Advanced investigation methods such as cone penetration testing with pore pressure (CPTu), seismic CPT and high‑resolution pressuremeter testing are generating terabytes of geotechnical data per project, yet much of it remains locked in PDFs, spreadsheets and unstructured lab reports. Centralised, cloud-based platforms with AGS-compliant data models, API links to lab information management systems and automated validation rules are being promoted to standardise borehole, in situ and lab datasets across portfolios. For practitioners, the key gains are faster ground model iteration, more defensible design parameters and easier reuse of legacy site investigation data on brownfield schemes.
CSCS Smart Check has been upgraded with a new API that records GPS coordinates, site ID or name, and the reason for each card scan (pre‑induction, induction, re‑induction, routine check, site entry or other), feeding data from both the web portal and app into approved access and induction systems. The changes are designed to support Building Safety Act compliance and strengthen workforce planning. Combined with CSCS Alliance Workforce Insights, which aggregates anonymised data from over 2.3 million cardholders across 37 schemes, the platform now gives a more granular geographic view of skills and occupational density.

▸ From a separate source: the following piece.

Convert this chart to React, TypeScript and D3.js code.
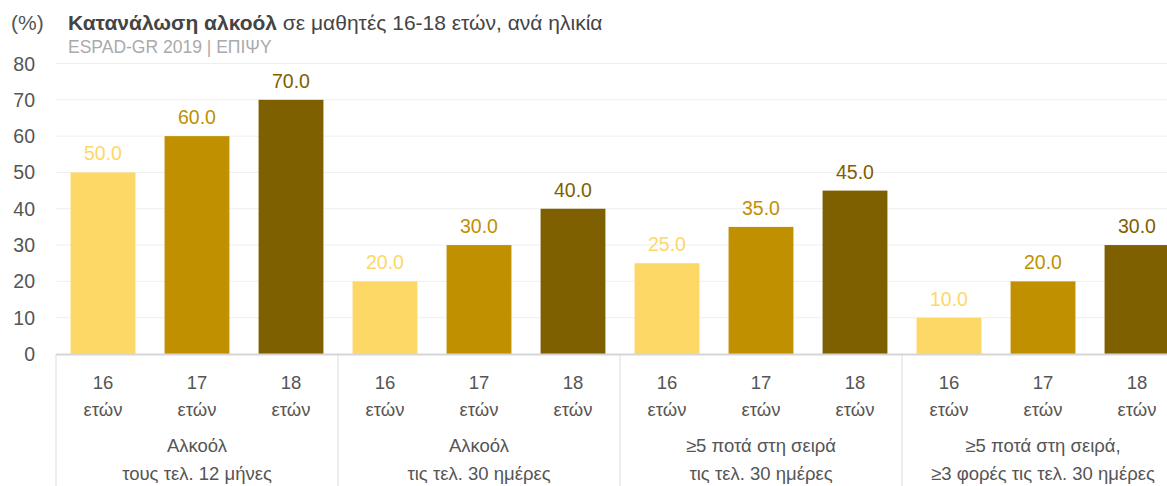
import React from "react";
import * as d3 from "d3";

const groups = [
  ["Αλκοόλ", "τους τελ. 12 μήνες"],
  ["Αλκοόλ", "τις τελ. 30 ημέρες"],
  ["≥5 ποτά στη σειρά", "τις τελ. 30 ημέρες"],
  ["≥5 ποτά στη σειρά,", "≥3 φορές τις τελ. 30 ημέρες"],
];
const ages = ["16", "17", "18"];
const ageUnit = "ετών";
const age16 = [50, 20, 25, 10];
const age17 = [60, 30, 35, 20];
const age18 = [70, 40, 45, 30];
const yTicks = [0, 10, 20, 30, 40, 50, 60, 70, 80];
const colors = ["#fdd866", "#c09000", "#7f6000"];

export default function App() {
  const W = 1167, H = 486;
  const left = 56, right = 1184, top = 63.5, bottom = 354;
  const font = "'Liberation Sans', Arial, Helvetica, sans-serif";
  const y = d3.scaleLinear().domain([0, 80]).range([bottom, top]);
  const gx = d3.scaleBand().domain(groups.map((_, i) => String(i))).range([left, right]).padding(0);
  const ax = d3.scaleBand().domain(ages).range([0, gx.bandwidth()]).paddingInner(0.31).paddingOuter(0.155);
  const series = [age16, age17, age18];
  const txt = "#555";
  return (
    <svg width={W} height={H} style={{ position: "absolute", left: 0, top: 0, fontFamily: font }}>
      <text x={11} y={30} fontSize={21} fill={txt}>(%)</text>
      <text x={68} y={30} fontSize={21} fill="#444">
        <tspan fontWeight="bold">Κατανάλωση αλκοόλ</tspan>
        <tspan> σε μαθητές 16-18 ετών, ανά ηλικία</tspan>
      </text>
      <text x={68} y={53} fontSize={17.5} fill="#aaa">ESPAD-GR 2019 | ΕΠΙΨΥ</text>
      {yTicks.map((t) => (
        <g key={t}>
          {t > 0 && <line x1={left} x2={W} y1={y(t)} y2={y(t)} stroke="#efefef" strokeWidth={1} />}
          <text x={35} y={y(t) + 7} fontSize={19.5} fill={txt} textAnchor="end">{t}</text>
        </g>
      ))}
      {groups.map((g, gi) => {
        const x0 = gx(String(gi))!;
        return (
          <g key={gi}>
            {series.map((s, si) => {
              const bx = x0 + ax(ages[si])!;
              const bw = ax.bandwidth();
              const cx = bx + bw / 2;
              return (
                <g key={si}>
                  <rect x={bx} y={y(s[gi])} width={bw} height={bottom - y(s[gi])} fill={colors[si]} />
                  <text x={cx} y={y(s[gi]) - 12} fontSize={19.5} fill={colors[si]} textAnchor="middle">{s[gi].toFixed(1)}</text>
                  <text x={cx} y={389} fontSize={18.5} fill={txt} textAnchor="middle">{ages[si]}</text>
                  <text x={cx} y={416} fontSize={18.5} fill={txt} textAnchor="middle">{ageUnit}</text>
                </g>
              );
            })}
            <line x1={x0} x2={x0} y1={bottom} y2={H} stroke="#dddddd" strokeWidth={1} />
            <text x={x0 + gx.bandwidth() / 2} y={452} fontSize={18.5} fill={txt} textAnchor="middle">{g[0]}</text>
            <text x={x0 + gx.bandwidth() / 2} y={480} fontSize={18.5} fill={txt} textAnchor="middle">{g[1]}</text>
          </g>
        );
      })}
      <line x1={left} x2={W} y1={bottom + 0.5} y2={bottom + 0.5} stroke="#d6d6d6" strokeWidth={2} />
    </svg>
  );
}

Genesis Energy, New Zealand’s largest electricity retailer and a major generator, has gone live on Workday’s enterprise AI platform to consolidate management of its 1000-plus workforce and financial operations. The deployment brings HR, payroll and finance onto a single cloud system, replacing multiple legacy tools and manual workflows across its thermal, hydro and wind generation assets. For mining and heavy-industry peers, the move signals growing adoption of integrated, AI-enabled back-office platforms to support large asset fleets and complex shift-based labour models.
Seequent has released a major Leapfrog update for mining, adding new workflows for drill hole planning, stratigraphic modelling and data preparation aimed at faster, more consistent resource estimation. The upgrade deepens subsurface modelling by improving handling of complex stratigraphy and drillhole datasets, enabling geologists to iterate models more quickly and reduce manual rework. For mine planning teams, tighter integration of geological models with estimation inputs should sharpen pit optimisation, cut-off decisions and early-stage project evaluation.
Moxa has secured the world’s first IEC 62443-4-2 certification under the IECEE scheme for serial device servers, covering its NPort 6000 G2 series used to connect legacy RS-232/422/485 equipment to IP networks in harsh industrial and mining environments. The certification verifies embedded security functions such as secure boot, user authentication, encrypted protocols and integrity checks at the component level, rather than only at system level. For mines running brownfield SCADA and PLC infrastructure, this signals a path to harden serial-to-Ethernet gateways without wholesale replacement of field devices.
Jenike & Johanson has launched the second module in its Solids Flow Essentials microlearning series, focused on flow patterns in bins, hoppers and chutes for process and plant engineers. The Flow Patterns module covers mass flow versus funnel flow behaviour, common failure modes such as arching and ratholing, and the impact of wall friction and hopper angle on discharge. The short-format training is aimed at engineers responsible for designing or troubleshooting bulk solids handling systems in mines and processing plants, where poor flow can choke crushers, feeders and transfer points.